Objective:
From the records, pick out and copy each line containing "this".

Data to process:
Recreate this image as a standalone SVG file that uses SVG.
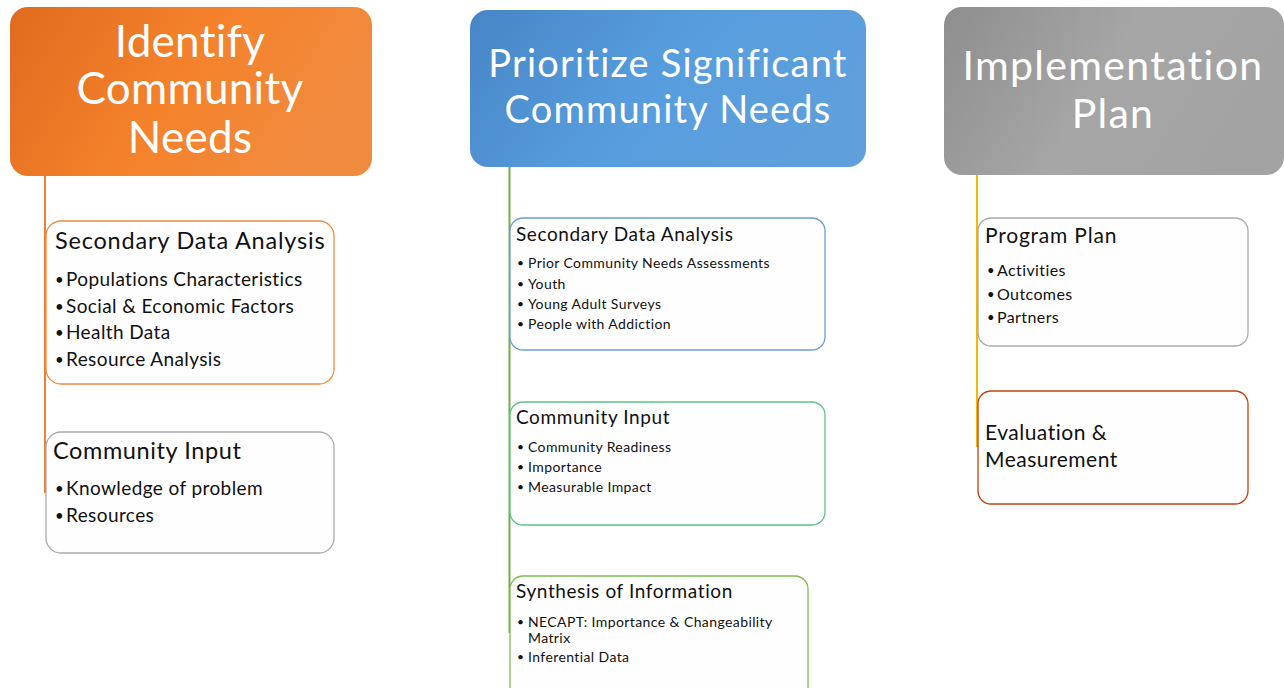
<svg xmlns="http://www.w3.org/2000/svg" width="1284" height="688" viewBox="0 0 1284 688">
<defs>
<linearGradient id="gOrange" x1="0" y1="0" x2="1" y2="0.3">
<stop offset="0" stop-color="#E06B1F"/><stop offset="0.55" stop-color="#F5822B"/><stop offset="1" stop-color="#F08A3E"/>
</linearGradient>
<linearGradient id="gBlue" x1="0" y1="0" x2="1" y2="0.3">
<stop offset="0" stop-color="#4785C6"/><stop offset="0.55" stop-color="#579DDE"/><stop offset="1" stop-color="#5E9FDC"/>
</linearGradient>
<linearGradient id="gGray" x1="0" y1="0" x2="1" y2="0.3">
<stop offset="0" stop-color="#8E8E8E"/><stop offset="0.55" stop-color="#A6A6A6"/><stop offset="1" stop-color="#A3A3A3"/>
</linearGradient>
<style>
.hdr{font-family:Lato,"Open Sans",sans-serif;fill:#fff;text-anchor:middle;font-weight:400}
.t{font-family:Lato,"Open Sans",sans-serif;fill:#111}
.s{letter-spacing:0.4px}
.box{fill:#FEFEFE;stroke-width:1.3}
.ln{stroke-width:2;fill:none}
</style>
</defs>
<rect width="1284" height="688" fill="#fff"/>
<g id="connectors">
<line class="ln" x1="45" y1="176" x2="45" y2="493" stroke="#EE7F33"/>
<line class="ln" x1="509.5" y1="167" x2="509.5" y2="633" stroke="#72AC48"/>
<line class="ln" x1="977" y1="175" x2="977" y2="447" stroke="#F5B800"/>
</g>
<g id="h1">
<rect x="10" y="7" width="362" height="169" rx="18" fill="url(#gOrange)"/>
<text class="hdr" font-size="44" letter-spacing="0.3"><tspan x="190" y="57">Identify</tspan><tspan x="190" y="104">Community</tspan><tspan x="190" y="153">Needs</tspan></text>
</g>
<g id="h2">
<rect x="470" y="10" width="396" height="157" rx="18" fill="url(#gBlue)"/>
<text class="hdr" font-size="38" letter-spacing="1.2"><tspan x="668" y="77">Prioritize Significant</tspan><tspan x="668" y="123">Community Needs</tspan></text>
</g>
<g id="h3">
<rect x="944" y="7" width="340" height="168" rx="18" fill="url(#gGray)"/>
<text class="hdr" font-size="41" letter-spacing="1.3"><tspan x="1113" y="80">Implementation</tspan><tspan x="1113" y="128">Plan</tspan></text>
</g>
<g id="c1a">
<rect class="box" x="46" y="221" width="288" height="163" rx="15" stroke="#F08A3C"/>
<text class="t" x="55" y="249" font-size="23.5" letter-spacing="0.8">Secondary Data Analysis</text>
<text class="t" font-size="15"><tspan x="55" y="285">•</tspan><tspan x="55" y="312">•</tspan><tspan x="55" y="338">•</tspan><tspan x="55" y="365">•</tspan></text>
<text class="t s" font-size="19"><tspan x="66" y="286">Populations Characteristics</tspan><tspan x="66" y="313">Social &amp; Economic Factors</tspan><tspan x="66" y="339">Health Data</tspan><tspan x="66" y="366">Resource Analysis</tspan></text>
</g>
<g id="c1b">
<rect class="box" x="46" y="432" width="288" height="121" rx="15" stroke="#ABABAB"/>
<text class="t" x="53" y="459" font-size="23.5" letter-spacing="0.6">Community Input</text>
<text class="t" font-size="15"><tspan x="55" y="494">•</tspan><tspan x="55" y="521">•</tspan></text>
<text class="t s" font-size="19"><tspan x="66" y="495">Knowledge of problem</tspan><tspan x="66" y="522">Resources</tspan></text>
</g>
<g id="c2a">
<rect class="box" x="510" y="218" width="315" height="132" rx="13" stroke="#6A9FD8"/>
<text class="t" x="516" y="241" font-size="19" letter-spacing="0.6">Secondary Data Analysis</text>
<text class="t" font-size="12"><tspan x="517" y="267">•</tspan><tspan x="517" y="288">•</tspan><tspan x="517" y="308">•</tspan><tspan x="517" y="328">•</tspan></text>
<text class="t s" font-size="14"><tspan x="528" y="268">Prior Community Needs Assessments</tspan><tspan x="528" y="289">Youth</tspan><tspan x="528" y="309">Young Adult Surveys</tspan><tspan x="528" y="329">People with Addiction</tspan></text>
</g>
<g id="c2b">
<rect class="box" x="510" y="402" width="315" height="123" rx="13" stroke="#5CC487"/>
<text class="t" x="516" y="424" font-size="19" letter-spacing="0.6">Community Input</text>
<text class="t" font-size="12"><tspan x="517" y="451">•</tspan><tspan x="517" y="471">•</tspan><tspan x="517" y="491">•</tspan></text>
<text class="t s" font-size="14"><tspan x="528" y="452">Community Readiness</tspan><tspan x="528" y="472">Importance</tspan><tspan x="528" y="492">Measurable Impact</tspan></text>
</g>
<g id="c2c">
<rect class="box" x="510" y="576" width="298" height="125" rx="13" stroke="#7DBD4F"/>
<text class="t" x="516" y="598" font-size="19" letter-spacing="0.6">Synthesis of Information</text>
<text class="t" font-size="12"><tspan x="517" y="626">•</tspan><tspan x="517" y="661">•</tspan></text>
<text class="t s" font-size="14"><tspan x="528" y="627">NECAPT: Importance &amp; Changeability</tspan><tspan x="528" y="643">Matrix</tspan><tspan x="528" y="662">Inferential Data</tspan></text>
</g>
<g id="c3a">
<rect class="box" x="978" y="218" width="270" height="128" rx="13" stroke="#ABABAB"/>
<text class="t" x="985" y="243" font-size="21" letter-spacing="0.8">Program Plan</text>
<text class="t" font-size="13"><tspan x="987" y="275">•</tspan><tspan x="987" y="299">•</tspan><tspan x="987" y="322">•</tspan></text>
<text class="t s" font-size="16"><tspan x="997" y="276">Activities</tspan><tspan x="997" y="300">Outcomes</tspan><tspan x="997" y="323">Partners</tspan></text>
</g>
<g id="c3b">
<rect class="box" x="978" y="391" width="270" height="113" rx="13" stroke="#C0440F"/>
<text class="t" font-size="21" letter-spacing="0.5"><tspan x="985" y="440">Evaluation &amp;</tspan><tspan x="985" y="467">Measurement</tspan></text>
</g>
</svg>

---

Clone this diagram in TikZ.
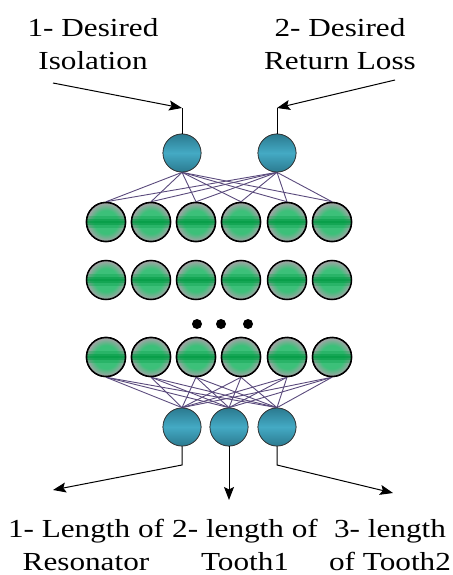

Problem solution:
Recreate this image as a standalone SVG file that uses SVG.
Clone this diagram in TikZ.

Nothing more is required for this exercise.